Begin MATERIAL PROVIDED

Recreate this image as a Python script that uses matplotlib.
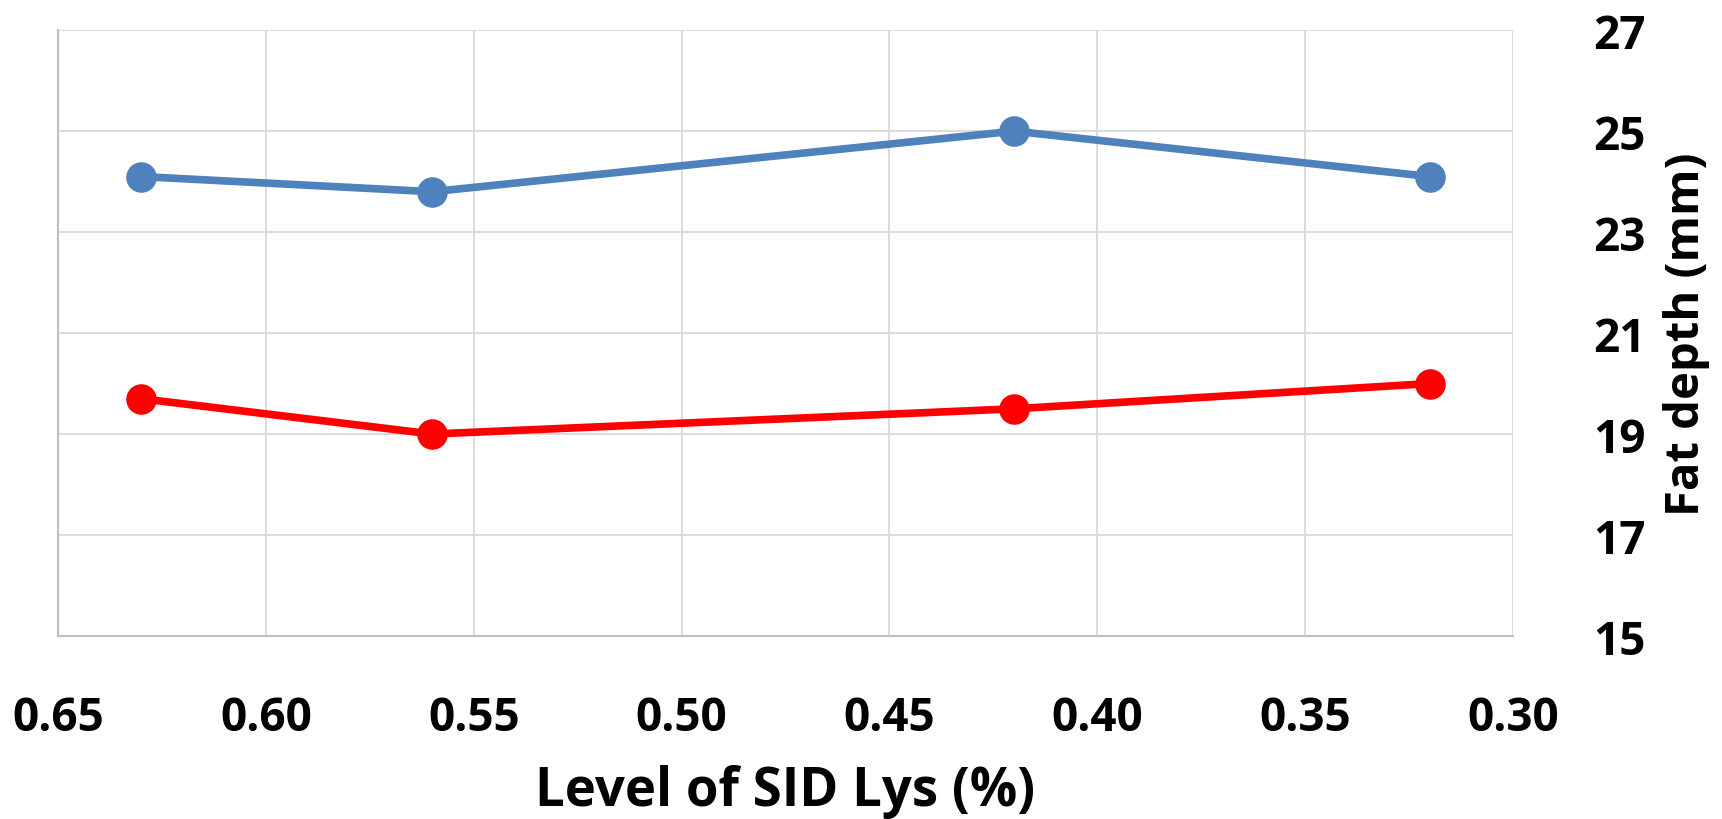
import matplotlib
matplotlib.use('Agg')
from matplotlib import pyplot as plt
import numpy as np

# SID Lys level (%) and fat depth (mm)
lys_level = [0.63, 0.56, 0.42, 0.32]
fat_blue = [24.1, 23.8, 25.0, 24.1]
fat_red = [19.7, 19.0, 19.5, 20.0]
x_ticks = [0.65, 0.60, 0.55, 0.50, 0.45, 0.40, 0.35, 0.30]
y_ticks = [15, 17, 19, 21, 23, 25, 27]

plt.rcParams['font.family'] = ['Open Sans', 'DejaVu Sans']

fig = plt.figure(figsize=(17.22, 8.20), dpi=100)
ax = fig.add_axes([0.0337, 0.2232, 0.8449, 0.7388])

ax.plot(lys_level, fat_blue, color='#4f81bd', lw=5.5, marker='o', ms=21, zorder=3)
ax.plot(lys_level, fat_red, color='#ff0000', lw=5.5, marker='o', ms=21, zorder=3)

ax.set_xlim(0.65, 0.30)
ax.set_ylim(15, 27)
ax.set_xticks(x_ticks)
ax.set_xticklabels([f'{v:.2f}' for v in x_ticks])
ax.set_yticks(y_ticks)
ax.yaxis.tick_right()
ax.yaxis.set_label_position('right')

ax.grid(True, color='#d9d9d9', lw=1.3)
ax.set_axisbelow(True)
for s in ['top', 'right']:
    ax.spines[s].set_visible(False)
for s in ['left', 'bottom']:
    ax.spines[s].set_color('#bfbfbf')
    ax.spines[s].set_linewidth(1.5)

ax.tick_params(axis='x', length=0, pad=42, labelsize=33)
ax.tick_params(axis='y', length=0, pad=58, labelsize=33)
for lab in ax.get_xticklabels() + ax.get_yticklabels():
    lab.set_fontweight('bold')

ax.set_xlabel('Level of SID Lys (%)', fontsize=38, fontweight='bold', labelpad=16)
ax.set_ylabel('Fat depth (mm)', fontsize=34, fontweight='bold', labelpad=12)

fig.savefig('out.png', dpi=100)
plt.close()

End MATERIAL PROVIDED

YOUR GOAL - Restate the data above word for word. Do not include the images.

ANSWER FOR THE TASK -
Recreate this image as a Python script that uses matplotlib.
import matplotlib
matplotlib.use('Agg')
from matplotlib import pyplot as plt
import numpy as np

# SID Lys level (%) and fat depth (mm)
lys_level = [0.63, 0.56, 0.42, 0.32]
fat_blue = [24.1, 23.8, 25.0, 24.1]
fat_red = [19.7, 19.0, 19.5, 20.0]
x_ticks = [0.65, 0.60, 0.55, 0.50, 0.45, 0.40, 0.35, 0.30]
y_ticks = [15, 17, 19, 21, 23, 25, 27]

plt.rcParams['font.family'] = ['Open Sans', 'DejaVu Sans']

fig = plt.figure(figsize=(17.22, 8.20), dpi=100)
ax = fig.add_axes([0.0337, 0.2232, 0.8449, 0.7388])

ax.plot(lys_level, fat_blue, color='#4f81bd', lw=5.5, marker='o', ms=21, zorder=3)
ax.plot(lys_level, fat_red, color='#ff0000', lw=5.5, marker='o', ms=21, zorder=3)

ax.set_xlim(0.65, 0.30)
ax.set_ylim(15, 27)
ax.set_xticks(x_ticks)
ax.set_xticklabels([f'{v:.2f}' for v in x_ticks])
ax.set_yticks(y_ticks)
ax.yaxis.tick_right()
ax.yaxis.set_label_position('right')

ax.grid(True, color='#d9d9d9', lw=1.3)
ax.set_axisbelow(True)
for s in ['top', 'right']:
    ax.spines[s].set_visible(False)
for s in ['left', 'bottom']:
    ax.spines[s].set_color('#bfbfbf')
    ax.spines[s].set_linewidth(1.5)

ax.tick_params(axis='x', length=0, pad=42, labelsize=33)
ax.tick_params(axis='y', length=0, pad=58, labelsize=33)
for lab in ax.get_xticklabels() + ax.get_yticklabels():
    lab.set_fontweight('bold')

ax.set_xlabel('Level of SID Lys (%)', fontsize=38, fontweight='bold', labelpad=16)
ax.set_ylabel('Fat depth (mm)', fontsize=34, fontweight='bold', labelpad=12)

fig.savefig('out.png', dpi=100)
plt.close()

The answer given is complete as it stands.